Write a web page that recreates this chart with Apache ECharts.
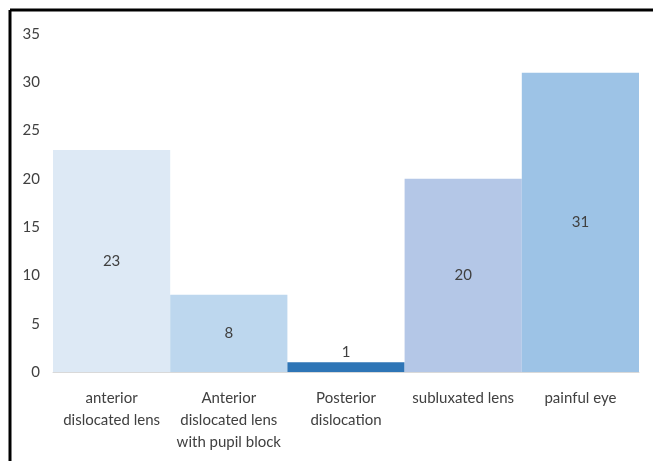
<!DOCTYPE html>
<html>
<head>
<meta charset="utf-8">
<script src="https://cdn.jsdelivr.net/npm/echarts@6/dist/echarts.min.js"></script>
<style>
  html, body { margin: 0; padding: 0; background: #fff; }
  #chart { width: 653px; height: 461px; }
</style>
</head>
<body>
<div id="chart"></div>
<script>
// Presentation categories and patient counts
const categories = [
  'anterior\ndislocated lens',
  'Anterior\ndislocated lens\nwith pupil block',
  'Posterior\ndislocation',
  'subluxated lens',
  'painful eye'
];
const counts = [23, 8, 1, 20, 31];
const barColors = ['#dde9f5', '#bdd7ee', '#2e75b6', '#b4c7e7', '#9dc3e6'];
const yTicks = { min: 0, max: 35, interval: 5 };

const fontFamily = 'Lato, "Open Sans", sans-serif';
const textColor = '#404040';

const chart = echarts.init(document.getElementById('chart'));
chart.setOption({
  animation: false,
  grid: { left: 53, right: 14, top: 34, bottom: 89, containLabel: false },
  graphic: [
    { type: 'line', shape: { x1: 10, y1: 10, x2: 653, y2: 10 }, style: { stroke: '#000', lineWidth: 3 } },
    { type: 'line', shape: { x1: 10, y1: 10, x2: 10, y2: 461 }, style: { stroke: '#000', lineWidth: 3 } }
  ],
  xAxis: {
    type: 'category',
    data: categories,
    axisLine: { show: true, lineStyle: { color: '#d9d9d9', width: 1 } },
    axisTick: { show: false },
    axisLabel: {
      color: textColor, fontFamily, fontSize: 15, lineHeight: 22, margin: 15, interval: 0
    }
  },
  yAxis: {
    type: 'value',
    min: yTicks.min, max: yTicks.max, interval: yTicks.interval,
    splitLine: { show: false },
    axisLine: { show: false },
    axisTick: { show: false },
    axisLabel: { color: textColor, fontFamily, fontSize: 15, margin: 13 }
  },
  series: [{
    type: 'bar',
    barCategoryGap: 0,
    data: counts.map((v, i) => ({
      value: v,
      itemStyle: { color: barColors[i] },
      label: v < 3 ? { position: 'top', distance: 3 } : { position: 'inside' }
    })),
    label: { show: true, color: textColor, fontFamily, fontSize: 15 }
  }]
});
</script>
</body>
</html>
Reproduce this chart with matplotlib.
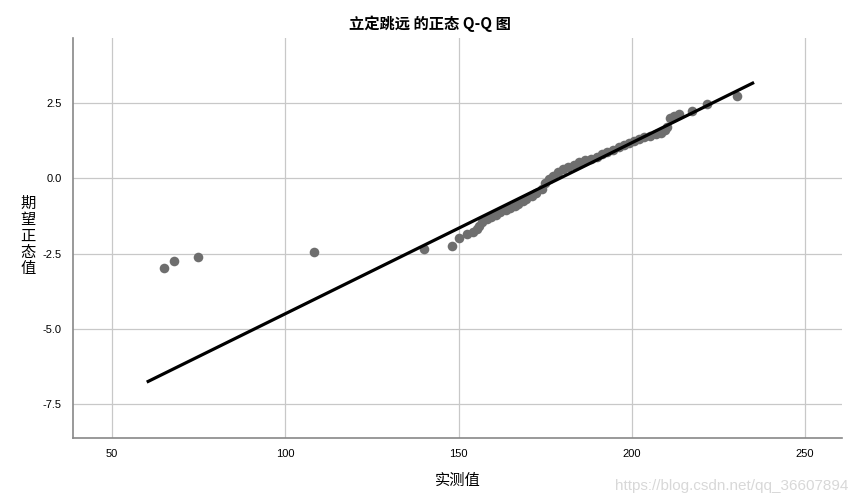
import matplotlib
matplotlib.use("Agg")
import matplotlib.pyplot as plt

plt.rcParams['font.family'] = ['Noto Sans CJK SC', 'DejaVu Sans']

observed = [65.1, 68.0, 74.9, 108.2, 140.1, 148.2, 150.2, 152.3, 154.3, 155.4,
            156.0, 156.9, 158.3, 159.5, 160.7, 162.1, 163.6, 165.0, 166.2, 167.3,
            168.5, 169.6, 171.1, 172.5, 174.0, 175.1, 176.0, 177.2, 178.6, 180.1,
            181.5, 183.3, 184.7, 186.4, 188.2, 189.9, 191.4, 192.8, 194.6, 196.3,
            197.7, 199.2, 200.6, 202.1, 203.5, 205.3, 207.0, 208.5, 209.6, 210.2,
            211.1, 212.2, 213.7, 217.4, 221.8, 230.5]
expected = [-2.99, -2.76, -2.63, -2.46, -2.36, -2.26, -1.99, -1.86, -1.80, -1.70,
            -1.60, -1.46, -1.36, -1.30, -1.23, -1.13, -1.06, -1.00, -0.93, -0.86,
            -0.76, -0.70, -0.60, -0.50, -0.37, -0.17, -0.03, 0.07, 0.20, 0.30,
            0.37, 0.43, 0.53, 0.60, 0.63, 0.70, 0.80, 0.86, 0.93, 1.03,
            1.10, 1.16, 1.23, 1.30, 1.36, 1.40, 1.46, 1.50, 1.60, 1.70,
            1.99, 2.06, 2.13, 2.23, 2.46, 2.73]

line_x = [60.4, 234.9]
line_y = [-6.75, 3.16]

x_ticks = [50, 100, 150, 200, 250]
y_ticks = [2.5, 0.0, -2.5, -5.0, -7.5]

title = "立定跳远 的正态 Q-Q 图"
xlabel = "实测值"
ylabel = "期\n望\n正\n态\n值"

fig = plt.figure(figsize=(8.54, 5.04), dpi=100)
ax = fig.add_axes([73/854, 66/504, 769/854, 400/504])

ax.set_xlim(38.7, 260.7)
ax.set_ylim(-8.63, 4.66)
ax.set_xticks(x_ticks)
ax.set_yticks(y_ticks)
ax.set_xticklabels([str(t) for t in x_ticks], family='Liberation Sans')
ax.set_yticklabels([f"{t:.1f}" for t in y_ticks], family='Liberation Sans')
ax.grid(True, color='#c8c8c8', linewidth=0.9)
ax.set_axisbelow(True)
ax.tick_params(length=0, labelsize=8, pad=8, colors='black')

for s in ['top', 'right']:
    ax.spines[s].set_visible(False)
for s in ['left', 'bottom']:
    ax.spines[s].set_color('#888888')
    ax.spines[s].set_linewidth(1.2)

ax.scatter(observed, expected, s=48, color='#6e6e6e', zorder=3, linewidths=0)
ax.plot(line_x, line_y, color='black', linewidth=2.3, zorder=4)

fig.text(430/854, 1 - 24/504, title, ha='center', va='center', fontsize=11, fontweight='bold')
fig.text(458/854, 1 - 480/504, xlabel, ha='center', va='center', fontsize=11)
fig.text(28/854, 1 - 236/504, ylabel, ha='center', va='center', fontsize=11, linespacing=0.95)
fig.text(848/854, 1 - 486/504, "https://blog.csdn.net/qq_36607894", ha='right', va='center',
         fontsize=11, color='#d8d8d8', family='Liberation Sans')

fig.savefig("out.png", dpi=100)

=-=-=

§ **SET PROBLEM**: Repeat each entry exactly as given; no pictures belong in the copy.

§ **FINAL RESULT**:
Write a web page that recreates this chart with Apache ECharts.
<!DOCTYPE html>
<html>
<head>
<meta charset="utf-8">
<script src="https://cdn.jsdelivr.net/npm/echarts@6/dist/echarts.min.js"></script>
<style>
  html, body { margin: 0; padding: 0; background: #fff; }
  #chart { width: 653px; height: 461px; }
</style>
</head>
<body>
<div id="chart"></div>
<script>
// Presentation categories and patient counts
const categories = [
  'anterior\ndislocated lens',
  'Anterior\ndislocated lens\nwith pupil block',
  'Posterior\ndislocation',
  'subluxated lens',
  'painful eye'
];
const counts = [23, 8, 1, 20, 31];
const barColors = ['#dde9f5', '#bdd7ee', '#2e75b6', '#b4c7e7', '#9dc3e6'];
const yTicks = { min: 0, max: 35, interval: 5 };

const fontFamily = 'Lato, "Open Sans", sans-serif';
const textColor = '#404040';

const chart = echarts.init(document.getElementById('chart'));
chart.setOption({
  animation: false,
  grid: { left: 53, right: 14, top: 34, bottom: 89, containLabel: false },
  graphic: [
    { type: 'line', shape: { x1: 10, y1: 10, x2: 653, y2: 10 }, style: { stroke: '#000', lineWidth: 3 } },
    { type: 'line', shape: { x1: 10, y1: 10, x2: 10, y2: 461 }, style: { stroke: '#000', lineWidth: 3 } }
  ],
  xAxis: {
    type: 'category',
    data: categories,
    axisLine: { show: true, lineStyle: { color: '#d9d9d9', width: 1 } },
    axisTick: { show: false },
    axisLabel: {
      color: textColor, fontFamily, fontSize: 15, lineHeight: 22, margin: 15, interval: 0
    }
  },
  yAxis: {
    type: 'value',
    min: yTicks.min, max: yTicks.max, interval: yTicks.interval,
    splitLine: { show: false },
    axisLine: { show: false },
    axisTick: { show: false },
    axisLabel: { color: textColor, fontFamily, fontSize: 15, margin: 13 }
  },
  series: [{
    type: 'bar',
    barCategoryGap: 0,
    data: counts.map((v, i) => ({
      value: v,
      itemStyle: { color: barColors[i] },
      label: v < 3 ? { position: 'top', distance: 3 } : { position: 'inside' }
    })),
    label: { show: true, color: textColor, fontFamily, fontSize: 15 }
  }]
});
</script>
</body>
</html>
Reproduce this chart with matplotlib.
import matplotlib
matplotlib.use("Agg")
import matplotlib.pyplot as plt

plt.rcParams['font.family'] = ['Noto Sans CJK SC', 'DejaVu Sans']

observed = [65.1, 68.0, 74.9, 108.2, 140.1, 148.2, 150.2, 152.3, 154.3, 155.4,
            156.0, 156.9, 158.3, 159.5, 160.7, 162.1, 163.6, 165.0, 166.2, 167.3,
            168.5, 169.6, 171.1, 172.5, 174.0, 175.1, 176.0, 177.2, 178.6, 180.1,
            181.5, 183.3, 184.7, 186.4, 188.2, 189.9, 191.4, 192.8, 194.6, 196.3,
            197.7, 199.2, 200.6, 202.1, 203.5, 205.3, 207.0, 208.5, 209.6, 210.2,
            211.1, 212.2, 213.7, 217.4, 221.8, 230.5]
expected = [-2.99, -2.76, -2.63, -2.46, -2.36, -2.26, -1.99, -1.86, -1.80, -1.70,
            -1.60, -1.46, -1.36, -1.30, -1.23, -1.13, -1.06, -1.00, -0.93, -0.86,
            -0.76, -0.70, -0.60, -0.50, -0.37, -0.17, -0.03, 0.07, 0.20, 0.30,
            0.37, 0.43, 0.53, 0.60, 0.63, 0.70, 0.80, 0.86, 0.93, 1.03,
            1.10, 1.16, 1.23, 1.30, 1.36, 1.40, 1.46, 1.50, 1.60, 1.70,
            1.99, 2.06, 2.13, 2.23, 2.46, 2.73]

line_x = [60.4, 234.9]
line_y = [-6.75, 3.16]

x_ticks = [50, 100, 150, 200, 250]
y_ticks = [2.5, 0.0, -2.5, -5.0, -7.5]

title = "立定跳远 的正态 Q-Q 图"
xlabel = "实测值"
ylabel = "期\n望\n正\n态\n值"

fig = plt.figure(figsize=(8.54, 5.04), dpi=100)
ax = fig.add_axes([73/854, 66/504, 769/854, 400/504])

ax.set_xlim(38.7, 260.7)
ax.set_ylim(-8.63, 4.66)
ax.set_xticks(x_ticks)
ax.set_yticks(y_ticks)
ax.set_xticklabels([str(t) for t in x_ticks], family='Liberation Sans')
ax.set_yticklabels([f"{t:.1f}" for t in y_ticks], family='Liberation Sans')
ax.grid(True, color='#c8c8c8', linewidth=0.9)
ax.set_axisbelow(True)
ax.tick_params(length=0, labelsize=8, pad=8, colors='black')

for s in ['top', 'right']:
    ax.spines[s].set_visible(False)
for s in ['left', 'bottom']:
    ax.spines[s].set_color('#888888')
    ax.spines[s].set_linewidth(1.2)

ax.scatter(observed, expected, s=48, color='#6e6e6e', zorder=3, linewidths=0)
ax.plot(line_x, line_y, color='black', linewidth=2.3, zorder=4)

fig.text(430/854, 1 - 24/504, title, ha='center', va='center', fontsize=11, fontweight='bold')
fig.text(458/854, 1 - 480/504, xlabel, ha='center', va='center', fontsize=11)
fig.text(28/854, 1 - 236/504, ylabel, ha='center', va='center', fontsize=11, linespacing=0.95)
fig.text(848/854, 1 - 486/504, "https://blog.csdn.net/qq_36607894", ha='right', va='center',
         fontsize=11, color='#d8d8d8', family='Liberation Sans')

fig.savefig("out.png", dpi=100)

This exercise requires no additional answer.